Tampouco as cadeias de
planetas são incomuns. A multiplicidade é a norma para os sistemas
exoplanetários, e quase todo tipo de sistema multiplanetário deve prontamente
lançar material para a região interna. Atualmente, a maioria das técnicas de
detecção de exoplanetas funciona melhor para encontrar mundos próximos de suas
estrelas, mas Nesvorny diz que não ficaria surpreso ao descobrir que cadeias de
planetas se estendem para os limites externos de sistemas planetários
alienígenas. Os planetas exteriores do Sistema Solar criam essa corrente,
embora a gravidade massiva de Júpiter, na maioria das vezes, ejete material
para o espaço interestelar, em vez de transportá-lo para mais perto do Sol.
Welsh e Montgomery planejam
continuar observando Eta Corvi para fornecer mais uma confirmação do tentador
sinal do cometa. Lisse diz que uma nova geração de grandes telescópios
terrestres e espaciais programados para começar as operações na próxima década
podem ser capazes de fazer imagens do anel interno para ver mais claramente o
que está acontecendo lá - talvez até revelando os planetas ocultos da estrela.

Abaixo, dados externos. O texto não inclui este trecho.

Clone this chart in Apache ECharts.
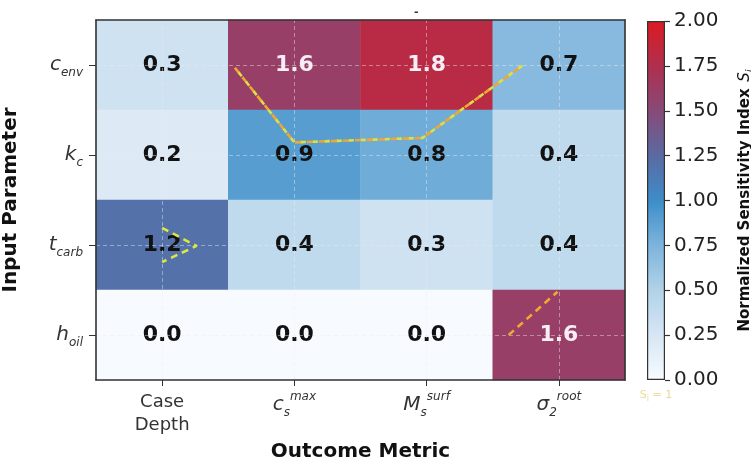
<!DOCTYPE html>
<html><head><meta charset="utf-8">
<script src="https://cdn.jsdelivr.net/npm/echarts@6/dist/echarts.min.js"></script>
<style>html,body{margin:0;padding:0;background:#fff}#c{width:751px;height:465px}</style>
</head><body><div id="c"></div>
<script>
// Categories (columns left->right, rows top->bottom)
const xCats = ['Case Depth', 'c_s^max', 'M_s^surf', 'sigma_2^root'];
const xTickLabels = ['Case\nDepth', '{m|c}{b|s}{p|max}', '{m|M}{b|s}{p|surf}', '{m|σ}{b|2}{p|root}'];
const yCats = ['c_env', 'k_c', 't_carb', 'h_oil'];
const yTickLabels = ['{m|c}{b|env}', '{m|k}{b|c}', '{m|t}{b|carb}', '{m|h}{b|oil}'];
// Sensitivity values, one array per input parameter (row)
const row_c_env  = [0.3, 1.6, 1.8, 0.7];
const row_k_c    = [0.2, 0.9, 0.8, 0.4];
const row_t_carb = [1.2, 0.4, 0.3, 0.4];
const row_h_oil  = [0.0, 0.0, 0.0, 1.6];
const rows = [row_c_env, row_k_c, row_t_carb, row_h_oil];
// S_i = 1 contour traces (data space: x 0..4 columns, y 0..4 rows from bottom)
const contourTop  = [[1.05, 3.47], [1.5, 2.64], [2.47, 2.69], [3.23, 3.5]];
const contourTcarb = [[0.5, 1.69], [0.76, 1.49], [0.5, 1.31]];
const contourHoil = [[3.12, 0.5], [3.49, 0.98]];
// Colour bar
const cbMin = 0, cbMax = 2, cbStep = 0.25;
const cmapColors = ['#f7fbff', '#d6e6f4', '#b2d2e9', '#7db4dc', '#3d8dc8', '#5a6aa2', '#874a78', '#b02f4e', '#dc1a22'];

const heatData = [];
rows.forEach((r, yi) => r.forEach((v, xi) => {
  heatData.push({value: [xi, yi, v], label: {color: v >= 1.5 ? '#f6eef4' : '#111'}});
}));
const gridMarks = [];
xCats.forEach((_, i) => gridMarks.push({xAxis: i + 0.5}));
yCats.forEach((_, i) => gridMarks.push({yAxis: i + 0.5}));

const FF = 'DejaVu Sans';
const subRich = {
  m: {fontSize: 20, fontStyle: 'italic', fontFamily: FF, color: '#333', lineHeight: 28, verticalAlign: 'middle'},
  b: {fontSize: 12, fontStyle: 'italic', fontFamily: FF, color: '#333', lineHeight: 28, verticalAlign: 'bottom'},
  p: {fontSize: 12, fontStyle: 'italic', fontFamily: FF, color: '#333', lineHeight: 28, verticalAlign: 'top'}
};
const cbStops = cmapColors.map((c, i) => ({offset: i / (cmapColors.length - 1), color: c}));

const chart = echarts.init(document.getElementById('c'), null, {renderer: 'canvas'});
const dash = (color, off) => ({color: color, width: 2.6, type: [7, 5], dashOffset: off});
chart.setOption({
  animation: false,
  title: {text: '-', left: 409, top: 2, textStyle: {fontSize: 11, fontWeight: 'bold', color: '#333', fontFamily: FF}},
  grid: [
    {left: 96, top: 20, width: 529, height: 360, outerBoundsMode: 'none', containLabel: false},
    {left: 647, top: 21, width: 18, height: 359, outerBoundsMode: 'none', containLabel: false}
  ],
  xAxis: [
    {type: 'category', gridIndex: 0, data: xCats, z: 10,
     axisLine: {show: true, lineStyle: {color: '#333', width: 1.6}},
     axisTick: {show: true, alignWithLabel: true, length: 6, lineStyle: {color: '#333'}},
     axisLabel: {interval: 0, fontSize: 18, fontFamily: FF, color: '#333', lineHeight: 23, margin: 11,
       formatter: (v, i) => xTickLabels[i], rich: subRich},
     splitLine: {show: false},
     name: 'Outcome Metric', nameLocation: 'middle', nameGap: 61,
     nameTextStyle: {fontSize: 20, fontWeight: 'bold', fontFamily: FF, color: '#111'}},
    {type: 'value', gridIndex: 0, min: 0, max: 4, position: 'top', z: 10,
     axisLine: {show: true, onZero: false, lineStyle: {color: '#333', width: 1.6}},
     axisTick: {show: false}, axisLabel: {show: false}, splitLine: {show: false}},
    {type: 'category', gridIndex: 1, data: ['S_i = 1'],
     axisLine: {show: false}, axisTick: {show: false},
     axisLabel: {interval: 0, margin: 7, formatter: () => '{s|S}{t|i}{s| = 1}',
       rich: {s: {fontSize: 11, fontFamily: FF, color: '#e8d99a', lineHeight: 16, verticalAlign: 'middle'},
              t: {fontSize: 8, fontFamily: FF, color: '#e8d99a', lineHeight: 16, verticalAlign: 'bottom'}}}}
  ],
  yAxis: [
    {type: 'category', gridIndex: 0, data: yCats, inverse: true, z: 10,
     axisLine: {show: true, lineStyle: {color: '#333', width: 1.6}},
     axisTick: {show: true, alignWithLabel: true, length: 7, lineStyle: {color: '#333'}},
     axisLabel: {interval: 0, margin: 13, formatter: (v, i) => yTickLabels[i], rich: subRich},
     splitLine: {show: false},
     name: 'Input Parameter', nameLocation: 'middle', nameGap: 75, nameRotate: 90,
     nameTextStyle: {fontSize: 20, fontWeight: 'bold', fontFamily: FF, color: '#111'}},
    {type: 'value', gridIndex: 0, min: 0, max: 4, position: 'right', z: 10,
     axisLine: {show: true, onZero: false, lineStyle: {color: '#333', width: 1.6}},
     axisTick: {show: false}, axisLabel: {show: false}, splitLine: {show: false}},
    {type: 'value', gridIndex: 1, min: cbMin, max: cbMax, interval: cbStep, position: 'right',
     axisLine: {show: false}, splitLine: {show: false},
     axisTick: {show: true, length: 5, lineStyle: {color: '#333', width: 1.2}},
     axisLabel: {fontSize: 20, fontFamily: FF, color: '#222', margin: 9, formatter: v => v.toFixed(2)},
     name: '{n|Normalized Sensitivity Index}  {i|S}{s|i}', nameLocation: 'middle', nameGap: 70, nameRotate: 90,
     nameTextStyle: {rich: {
       n: {fontSize: 15, fontWeight: 'bold', fontFamily: FF, color: '#111', lineHeight: 20, verticalAlign: 'middle'},
       i: {fontSize: 15, fontStyle: 'italic', fontFamily: FF, color: '#111', lineHeight: 20, verticalAlign: 'middle'},
       s: {fontSize: 10, fontStyle: 'italic', fontFamily: FF, color: '#111', lineHeight: 20, verticalAlign: 'bottom'}}}}
  ],
  visualMap: {type: 'continuous', show: false, seriesIndex: 0, min: cbMin, max: cbMax, dimension: 2,
    inRange: {color: cmapColors}},
  series: [
    {type: 'heatmap', xAxisIndex: 0, yAxisIndex: 0, data: heatData,
     label: {show: true, fontSize: 22, fontWeight: 'bold', fontFamily: FF,
       formatter: p => p.value[2].toFixed(1)},
     itemStyle: {borderWidth: 0}},
    {type: 'line', xAxisIndex: 1, yAxisIndex: 1, data: [], z: 4, silent: true,
     markLine: {silent: true, symbol: 'none', label: {show: false},
       lineStyle: {color: 'rgba(235,235,240,0.45)', type: [4, 3], width: 1}, data: gridMarks}},
    {type: 'line', xAxisIndex: 1, yAxisIndex: 1, data: contourTop, z: 5, symbol: 'none', silent: true,
     lineStyle: dash('#f0a636', 0)},
    {type: 'line', xAxisIndex: 1, yAxisIndex: 1, data: contourTop, z: 6, symbol: 'none', silent: true,
     lineStyle: {color: '#d8e244', width: 2.6, type: [5, 7], dashOffset: 6}},
    {type: 'line', xAxisIndex: 1, yAxisIndex: 1, data: contourTcarb, z: 5, symbol: 'none', silent: true,
     lineStyle: dash('#dde83c', 0)},
    {type: 'line', xAxisIndex: 1, yAxisIndex: 1, data: contourHoil, z: 5, symbol: 'none', silent: true,
     lineStyle: dash('#f2a832', 0)},
    {type: 'bar', xAxisIndex: 2, yAxisIndex: 2, data: [cbMax], barWidth: '100%', silent: true,
     itemStyle: {color: new echarts.graphic.LinearGradient(0, 1, 0, 0, cbStops), borderColor: '#333', borderWidth: 1.2}}
  ]
});
</script></body></html>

Enquanto isso, Lisse e seus colegas usaram os telescópios espaciais da NASA
Chandra e Spitzer para monitorar a estrela, descartando mundos supermassivos
cinco a dez vezes maiores que Júpiter; outras observações estabeleceram um
limite superior de seis massas de Júpiter em quaisquer planetas ao redor de Eta
Corvi. Pode ser apenas uma questão de tempo até que os astrônomos realmente
enxerguem a multiplicidade de mundos de tamanho médio que deve se esconder por
ali, e obtenham deles um vislumbre mais profundo de um dos capítulos mais
violentos da história do nosso Sistema Solar.